- AVAILABLE DATA:
:::
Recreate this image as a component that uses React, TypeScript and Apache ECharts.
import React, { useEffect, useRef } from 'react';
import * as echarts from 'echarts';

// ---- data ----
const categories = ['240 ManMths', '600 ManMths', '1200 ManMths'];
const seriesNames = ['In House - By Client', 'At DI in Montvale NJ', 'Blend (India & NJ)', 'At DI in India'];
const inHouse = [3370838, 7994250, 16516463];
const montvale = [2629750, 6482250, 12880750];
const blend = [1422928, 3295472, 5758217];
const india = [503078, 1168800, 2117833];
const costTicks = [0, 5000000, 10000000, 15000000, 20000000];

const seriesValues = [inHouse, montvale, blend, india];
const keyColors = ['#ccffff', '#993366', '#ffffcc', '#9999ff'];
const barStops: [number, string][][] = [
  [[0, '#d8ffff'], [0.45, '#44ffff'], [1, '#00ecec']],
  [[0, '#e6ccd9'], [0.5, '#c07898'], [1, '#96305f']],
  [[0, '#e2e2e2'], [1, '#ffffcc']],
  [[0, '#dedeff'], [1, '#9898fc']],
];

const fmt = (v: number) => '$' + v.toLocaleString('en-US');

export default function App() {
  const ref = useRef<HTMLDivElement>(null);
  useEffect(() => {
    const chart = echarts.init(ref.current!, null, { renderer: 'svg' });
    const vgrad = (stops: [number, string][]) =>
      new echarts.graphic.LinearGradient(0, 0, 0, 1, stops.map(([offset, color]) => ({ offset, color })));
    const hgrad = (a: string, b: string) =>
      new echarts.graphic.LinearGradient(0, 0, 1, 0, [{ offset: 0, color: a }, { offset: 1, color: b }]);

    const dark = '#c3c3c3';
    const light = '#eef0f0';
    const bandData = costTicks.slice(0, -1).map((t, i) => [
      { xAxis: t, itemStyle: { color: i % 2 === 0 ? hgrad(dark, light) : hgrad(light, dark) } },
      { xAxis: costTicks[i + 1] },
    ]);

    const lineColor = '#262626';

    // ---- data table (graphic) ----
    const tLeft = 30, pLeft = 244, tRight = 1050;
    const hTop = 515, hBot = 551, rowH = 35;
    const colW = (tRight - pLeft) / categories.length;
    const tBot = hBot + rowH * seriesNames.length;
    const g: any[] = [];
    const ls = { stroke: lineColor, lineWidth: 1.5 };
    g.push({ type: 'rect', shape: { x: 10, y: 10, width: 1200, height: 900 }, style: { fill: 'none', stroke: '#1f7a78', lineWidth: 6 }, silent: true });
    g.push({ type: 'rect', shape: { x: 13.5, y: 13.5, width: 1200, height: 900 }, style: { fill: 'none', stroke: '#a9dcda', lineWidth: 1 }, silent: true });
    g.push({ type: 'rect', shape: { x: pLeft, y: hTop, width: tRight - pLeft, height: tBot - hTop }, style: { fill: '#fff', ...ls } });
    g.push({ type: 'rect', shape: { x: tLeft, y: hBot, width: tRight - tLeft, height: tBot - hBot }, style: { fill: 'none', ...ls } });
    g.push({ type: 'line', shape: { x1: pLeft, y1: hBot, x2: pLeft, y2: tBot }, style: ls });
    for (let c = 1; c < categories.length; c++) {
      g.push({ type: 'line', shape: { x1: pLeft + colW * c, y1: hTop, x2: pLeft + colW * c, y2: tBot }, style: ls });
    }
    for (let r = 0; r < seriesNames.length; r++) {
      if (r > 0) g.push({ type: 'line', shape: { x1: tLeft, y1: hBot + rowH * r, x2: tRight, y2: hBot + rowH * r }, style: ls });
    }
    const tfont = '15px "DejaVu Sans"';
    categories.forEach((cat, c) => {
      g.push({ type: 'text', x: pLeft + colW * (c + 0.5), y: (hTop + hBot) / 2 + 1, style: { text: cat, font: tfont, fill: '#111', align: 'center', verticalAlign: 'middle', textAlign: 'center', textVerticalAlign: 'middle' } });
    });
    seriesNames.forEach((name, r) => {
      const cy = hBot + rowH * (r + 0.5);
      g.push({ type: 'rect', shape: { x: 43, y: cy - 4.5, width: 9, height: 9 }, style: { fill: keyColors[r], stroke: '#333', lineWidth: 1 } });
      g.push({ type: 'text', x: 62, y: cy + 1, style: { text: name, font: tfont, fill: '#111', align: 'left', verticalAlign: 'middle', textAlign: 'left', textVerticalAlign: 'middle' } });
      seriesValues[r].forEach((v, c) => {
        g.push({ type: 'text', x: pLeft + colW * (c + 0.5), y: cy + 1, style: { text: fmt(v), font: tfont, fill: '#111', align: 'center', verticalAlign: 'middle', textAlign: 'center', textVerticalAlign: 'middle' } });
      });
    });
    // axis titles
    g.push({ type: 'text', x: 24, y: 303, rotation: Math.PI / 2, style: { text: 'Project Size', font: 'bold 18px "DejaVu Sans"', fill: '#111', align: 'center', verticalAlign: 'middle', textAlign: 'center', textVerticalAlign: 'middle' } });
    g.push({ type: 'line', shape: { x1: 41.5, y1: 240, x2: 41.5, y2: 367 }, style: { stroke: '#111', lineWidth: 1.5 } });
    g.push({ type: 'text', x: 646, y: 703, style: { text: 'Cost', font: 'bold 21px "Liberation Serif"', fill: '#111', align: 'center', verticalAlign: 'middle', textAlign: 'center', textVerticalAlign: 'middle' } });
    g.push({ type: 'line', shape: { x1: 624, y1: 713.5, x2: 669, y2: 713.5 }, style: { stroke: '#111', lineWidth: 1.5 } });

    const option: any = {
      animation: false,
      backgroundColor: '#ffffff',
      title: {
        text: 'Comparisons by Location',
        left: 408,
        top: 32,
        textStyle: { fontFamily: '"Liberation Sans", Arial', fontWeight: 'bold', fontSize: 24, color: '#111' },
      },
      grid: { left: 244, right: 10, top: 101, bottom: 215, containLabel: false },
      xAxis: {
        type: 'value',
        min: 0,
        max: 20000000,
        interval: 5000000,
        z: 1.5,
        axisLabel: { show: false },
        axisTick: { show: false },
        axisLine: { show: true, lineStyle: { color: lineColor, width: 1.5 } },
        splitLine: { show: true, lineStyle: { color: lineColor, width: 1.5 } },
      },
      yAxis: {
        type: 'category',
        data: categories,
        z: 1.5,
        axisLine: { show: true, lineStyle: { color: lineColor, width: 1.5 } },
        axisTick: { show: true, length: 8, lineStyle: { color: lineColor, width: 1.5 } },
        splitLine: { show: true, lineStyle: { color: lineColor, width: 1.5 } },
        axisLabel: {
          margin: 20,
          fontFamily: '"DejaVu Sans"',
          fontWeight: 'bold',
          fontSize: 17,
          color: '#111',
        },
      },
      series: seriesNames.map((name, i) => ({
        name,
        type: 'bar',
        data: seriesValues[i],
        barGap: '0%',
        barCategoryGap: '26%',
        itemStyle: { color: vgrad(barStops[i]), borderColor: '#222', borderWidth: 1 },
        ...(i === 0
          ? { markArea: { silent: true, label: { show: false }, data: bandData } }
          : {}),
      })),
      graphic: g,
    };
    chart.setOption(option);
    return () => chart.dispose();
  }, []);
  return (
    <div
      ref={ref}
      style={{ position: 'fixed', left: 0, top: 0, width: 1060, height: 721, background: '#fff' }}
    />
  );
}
:::
- PROMPT: Starting with the first line of the data above, copy each line exactly until you reach the line with "const lineColor = '#262626';"; include that line as well.

- WRITTEN SOLUTION:
Recreate this image as a component that uses React, TypeScript and Apache ECharts.
import React, { useEffect, useRef } from 'react';
import * as echarts from 'echarts';

// ---- data ----
const categories = ['240 ManMths', '600 ManMths', '1200 ManMths'];
const seriesNames = ['In House - By Client', 'At DI in Montvale NJ', 'Blend (India & NJ)', 'At DI in India'];
const inHouse = [3370838, 7994250, 16516463];
const montvale = [2629750, 6482250, 12880750];
const blend = [1422928, 3295472, 5758217];
const india = [503078, 1168800, 2117833];
const costTicks = [0, 5000000, 10000000, 15000000, 20000000];

const seriesValues = [inHouse, montvale, blend, india];
const keyColors = ['#ccffff', '#993366', '#ffffcc', '#9999ff'];
const barStops: [number, string][][] = [
  [[0, '#d8ffff'], [0.45, '#44ffff'], [1, '#00ecec']],
  [[0, '#e6ccd9'], [0.5, '#c07898'], [1, '#96305f']],
  [[0, '#e2e2e2'], [1, '#ffffcc']],
  [[0, '#dedeff'], [1, '#9898fc']],
];

const fmt = (v: number) => '$' + v.toLocaleString('en-US');

export default function App() {
  const ref = useRef<HTMLDivElement>(null);
  useEffect(() => {
    const chart = echarts.init(ref.current!, null, { renderer: 'svg' });
    const vgrad = (stops: [number, string][]) =>
      new echarts.graphic.LinearGradient(0, 0, 0, 1, stops.map(([offset, color]) => ({ offset, color })));
    const hgrad = (a: string, b: string) =>
      new echarts.graphic.LinearGradient(0, 0, 1, 0, [{ offset: 0, color: a }, { offset: 1, color: b }]);

    const dark = '#c3c3c3';
    const light = '#eef0f0';
    const bandData = costTicks.slice(0, -1).map((t, i) => [
      { xAxis: t, itemStyle: { color: i % 2 === 0 ? hgrad(dark, light) : hgrad(light, dark) } },
      { xAxis: costTicks[i + 1] },
    ]);

    const lineColor = '#262626';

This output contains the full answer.